DC District Judge dismisses notorious "birther" Orly Taitz's qui tam (among other causes of action)

by Ben Vernia | April 30th, 2010

On April 14, D.C. District Judge Royce Lamberth dismissed the lawsuit of dentist/realtor/attorney Orly Taitz against President Obama. The suit, seeking a writ quo warranto, and raising False Claims Act claims among many others, alleges that President Obama was not a natural born citizen as required of presidents under the Constitution. Characterizing the suit as “quixotic,” Judge Lamberth dismissed the FCA claims for Taitz’s failure to file the case under seal and serve the government. Taitz had argued (apparently in ignorance of the public disclosure bar) that she omitted this step because “[i]n this case the facts are widely known.”

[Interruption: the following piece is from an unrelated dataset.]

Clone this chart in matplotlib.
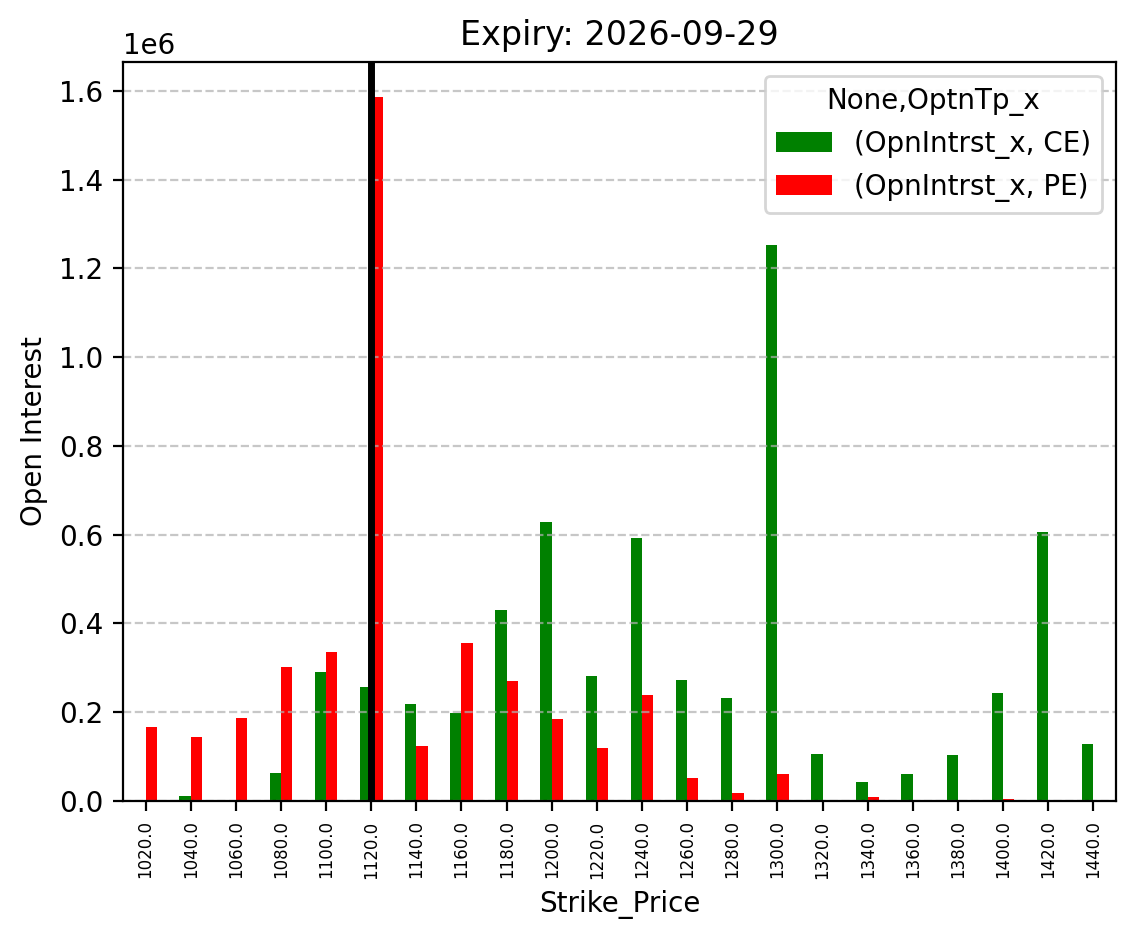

Shortly after the court dismissed her case, Taitz filed a motion for “reconsideration” titled:

REQUEST TO FORWARD TO THE ATTORNEY GENERAL ERIC HOLDER REQUEST FOR APPOINTMENT OF A SPECIAL PROSECUTOR TO INVESTIGATE AND PROSECUTE MULTIPLE ACTS OF SOCIAL SECURITY FRAUD, PERJURY, IDENTITY THEFT, FRAUD AND OTHER POSSIBLE FELONIES PERPETRATED BY MR. BARACK HUSSEIN OBAMA.

(Caps in original.)
Taitz’s Sancho Panza in the case, so to speak, is one Christopher Strunk of Brooklyn, who attempted without success to intervene. In his own motion for reconsideration, he argues the case of Don Quixote:

It should be noted that Cervantes had enlisted as a soldier in a regiment of the Spanish naval elite corps, the Infanteria de Marina, stationed in Naples, then a possession of the Spanish crown. He was there about a year before he saw active service.
That the Don Quixote is more than mere reference by Cervantes to himself in his own military exploits…

I’m sure you get the idea. It goes on for a while, including references to Strunk’s struggle against “that militia the Jesuits whom I fight openly without dicing words.”
To dream, the impossible dream . . .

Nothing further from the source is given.